• _Written problem_
Please print the lines between the one with "Clone this chart in matplotlib." and the one with "s.set_visible(False)", both ends included, exactly as written, with no pictures.

Entries with chart source code
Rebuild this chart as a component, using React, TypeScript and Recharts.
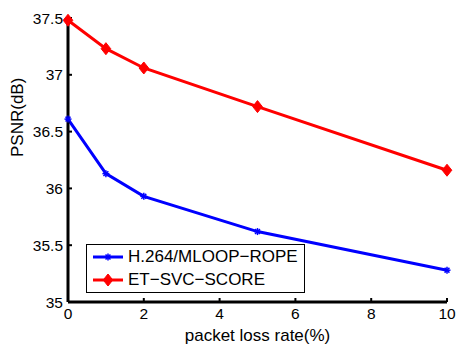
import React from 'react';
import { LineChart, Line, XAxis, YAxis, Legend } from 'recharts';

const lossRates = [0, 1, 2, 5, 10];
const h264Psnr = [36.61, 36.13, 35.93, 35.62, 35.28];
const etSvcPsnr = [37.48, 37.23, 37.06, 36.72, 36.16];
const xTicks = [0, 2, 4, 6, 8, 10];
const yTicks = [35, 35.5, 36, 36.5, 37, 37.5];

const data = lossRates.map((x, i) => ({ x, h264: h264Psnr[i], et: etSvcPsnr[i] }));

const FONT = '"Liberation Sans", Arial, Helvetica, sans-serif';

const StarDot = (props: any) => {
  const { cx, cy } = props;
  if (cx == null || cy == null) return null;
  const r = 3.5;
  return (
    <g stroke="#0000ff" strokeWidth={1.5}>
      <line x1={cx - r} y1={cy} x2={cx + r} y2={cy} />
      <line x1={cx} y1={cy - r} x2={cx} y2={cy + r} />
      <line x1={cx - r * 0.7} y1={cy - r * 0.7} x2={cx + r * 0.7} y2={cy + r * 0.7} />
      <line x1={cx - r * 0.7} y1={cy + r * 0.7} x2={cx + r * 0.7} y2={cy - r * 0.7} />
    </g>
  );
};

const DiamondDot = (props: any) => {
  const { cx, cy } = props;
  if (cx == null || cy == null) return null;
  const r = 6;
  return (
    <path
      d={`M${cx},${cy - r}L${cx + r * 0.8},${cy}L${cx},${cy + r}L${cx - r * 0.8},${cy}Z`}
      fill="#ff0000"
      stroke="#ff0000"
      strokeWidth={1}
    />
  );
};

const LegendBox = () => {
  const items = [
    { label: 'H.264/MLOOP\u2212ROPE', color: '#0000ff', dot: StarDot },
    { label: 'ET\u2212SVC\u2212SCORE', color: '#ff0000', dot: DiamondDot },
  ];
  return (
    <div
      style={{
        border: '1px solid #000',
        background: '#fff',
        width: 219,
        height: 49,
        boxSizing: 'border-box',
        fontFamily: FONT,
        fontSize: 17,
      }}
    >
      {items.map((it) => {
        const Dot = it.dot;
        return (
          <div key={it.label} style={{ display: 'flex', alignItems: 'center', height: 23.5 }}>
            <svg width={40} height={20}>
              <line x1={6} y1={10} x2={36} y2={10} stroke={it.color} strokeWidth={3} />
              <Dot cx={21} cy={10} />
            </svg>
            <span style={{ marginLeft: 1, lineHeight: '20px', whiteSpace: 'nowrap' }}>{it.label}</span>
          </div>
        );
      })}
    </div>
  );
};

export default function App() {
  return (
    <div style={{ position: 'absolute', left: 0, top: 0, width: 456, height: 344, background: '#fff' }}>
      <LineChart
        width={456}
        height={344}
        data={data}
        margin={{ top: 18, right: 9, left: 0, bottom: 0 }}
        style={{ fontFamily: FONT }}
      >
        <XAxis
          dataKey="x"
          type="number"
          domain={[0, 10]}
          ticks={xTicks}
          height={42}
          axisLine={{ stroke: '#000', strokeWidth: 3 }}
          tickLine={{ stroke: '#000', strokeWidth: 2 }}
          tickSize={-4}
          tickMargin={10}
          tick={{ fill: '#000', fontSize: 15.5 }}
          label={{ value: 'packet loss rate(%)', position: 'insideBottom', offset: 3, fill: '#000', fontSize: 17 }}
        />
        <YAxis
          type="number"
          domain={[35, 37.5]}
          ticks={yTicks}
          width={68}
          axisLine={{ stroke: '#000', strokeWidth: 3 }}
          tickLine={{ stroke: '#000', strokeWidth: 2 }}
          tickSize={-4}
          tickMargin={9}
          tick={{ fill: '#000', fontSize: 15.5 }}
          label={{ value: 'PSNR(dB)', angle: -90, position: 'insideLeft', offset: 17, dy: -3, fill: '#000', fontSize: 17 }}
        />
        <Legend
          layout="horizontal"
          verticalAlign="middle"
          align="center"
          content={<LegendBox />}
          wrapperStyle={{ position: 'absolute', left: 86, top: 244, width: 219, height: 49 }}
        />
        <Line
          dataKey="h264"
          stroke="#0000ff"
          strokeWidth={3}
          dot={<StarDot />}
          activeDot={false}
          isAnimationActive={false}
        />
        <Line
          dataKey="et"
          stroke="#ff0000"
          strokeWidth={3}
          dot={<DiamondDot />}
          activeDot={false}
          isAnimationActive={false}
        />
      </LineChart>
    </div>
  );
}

==

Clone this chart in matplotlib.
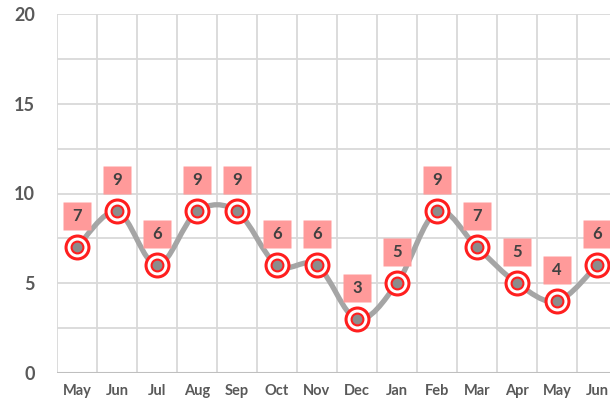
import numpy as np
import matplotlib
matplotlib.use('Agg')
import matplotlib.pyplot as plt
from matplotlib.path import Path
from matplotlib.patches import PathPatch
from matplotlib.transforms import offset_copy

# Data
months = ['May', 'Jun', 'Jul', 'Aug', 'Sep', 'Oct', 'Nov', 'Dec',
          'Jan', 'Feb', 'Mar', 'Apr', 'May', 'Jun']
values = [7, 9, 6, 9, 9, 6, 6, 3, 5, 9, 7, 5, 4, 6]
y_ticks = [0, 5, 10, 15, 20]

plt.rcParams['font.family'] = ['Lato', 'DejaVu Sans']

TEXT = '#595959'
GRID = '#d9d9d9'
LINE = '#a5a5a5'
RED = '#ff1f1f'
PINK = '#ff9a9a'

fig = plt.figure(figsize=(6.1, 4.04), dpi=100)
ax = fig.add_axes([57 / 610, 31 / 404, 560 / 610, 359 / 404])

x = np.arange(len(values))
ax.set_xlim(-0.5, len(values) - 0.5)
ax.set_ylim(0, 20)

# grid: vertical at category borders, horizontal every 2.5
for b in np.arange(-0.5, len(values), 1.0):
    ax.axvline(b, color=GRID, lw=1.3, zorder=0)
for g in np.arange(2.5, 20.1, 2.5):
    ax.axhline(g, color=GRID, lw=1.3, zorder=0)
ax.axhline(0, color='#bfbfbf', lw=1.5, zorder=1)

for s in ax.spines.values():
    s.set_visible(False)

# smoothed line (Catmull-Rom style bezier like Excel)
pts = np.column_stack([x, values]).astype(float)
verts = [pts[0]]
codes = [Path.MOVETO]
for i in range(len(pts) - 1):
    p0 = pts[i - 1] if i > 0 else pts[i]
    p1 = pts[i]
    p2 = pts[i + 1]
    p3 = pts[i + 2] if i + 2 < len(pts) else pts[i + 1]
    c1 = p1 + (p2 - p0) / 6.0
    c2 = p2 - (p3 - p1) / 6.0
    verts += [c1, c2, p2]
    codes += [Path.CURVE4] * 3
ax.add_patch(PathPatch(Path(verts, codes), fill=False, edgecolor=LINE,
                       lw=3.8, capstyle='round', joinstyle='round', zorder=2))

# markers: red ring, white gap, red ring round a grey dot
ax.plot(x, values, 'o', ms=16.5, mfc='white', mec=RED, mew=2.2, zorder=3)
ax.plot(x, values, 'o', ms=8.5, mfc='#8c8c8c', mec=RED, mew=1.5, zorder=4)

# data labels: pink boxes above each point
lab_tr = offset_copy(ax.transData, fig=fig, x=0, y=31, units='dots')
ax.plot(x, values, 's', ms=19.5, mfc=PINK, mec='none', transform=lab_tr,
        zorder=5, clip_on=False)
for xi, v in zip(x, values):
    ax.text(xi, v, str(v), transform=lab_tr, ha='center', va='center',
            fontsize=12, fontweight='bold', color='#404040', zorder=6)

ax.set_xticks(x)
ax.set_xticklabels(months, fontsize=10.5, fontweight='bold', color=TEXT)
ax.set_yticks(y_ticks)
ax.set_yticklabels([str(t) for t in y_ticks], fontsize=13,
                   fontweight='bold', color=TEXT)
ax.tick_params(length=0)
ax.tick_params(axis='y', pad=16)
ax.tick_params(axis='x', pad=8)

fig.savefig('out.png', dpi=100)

• _Solution to this problem_
Clone this chart in matplotlib.
import numpy as np
import matplotlib
matplotlib.use('Agg')
import matplotlib.pyplot as plt
from matplotlib.path import Path
from matplotlib.patches import PathPatch
from matplotlib.transforms import offset_copy

# Data
months = ['May', 'Jun', 'Jul', 'Aug', 'Sep', 'Oct', 'Nov', 'Dec',
          'Jan', 'Feb', 'Mar', 'Apr', 'May', 'Jun']
values = [7, 9, 6, 9, 9, 6, 6, 3, 5, 9, 7, 5, 4, 6]
y_ticks = [0, 5, 10, 15, 20]

plt.rcParams['font.family'] = ['Lato', 'DejaVu Sans']

TEXT = '#595959'
GRID = '#d9d9d9'
LINE = '#a5a5a5'
RED = '#ff1f1f'
PINK = '#ff9a9a'

fig = plt.figure(figsize=(6.1, 4.04), dpi=100)
ax = fig.add_axes([57 / 610, 31 / 404, 560 / 610, 359 / 404])

x = np.arange(len(values))
ax.set_xlim(-0.5, len(values) - 0.5)
ax.set_ylim(0, 20)

# grid: vertical at category borders, horizontal every 2.5
for b in np.arange(-0.5, len(values), 1.0):
    ax.axvline(b, color=GRID, lw=1.3, zorder=0)
for g in np.arange(2.5, 20.1, 2.5):
    ax.axhline(g, color=GRID, lw=1.3, zorder=0)
ax.axhline(0, color='#bfbfbf', lw=1.5, zorder=1)

for s in ax.spines.values():
    s.set_visible(False)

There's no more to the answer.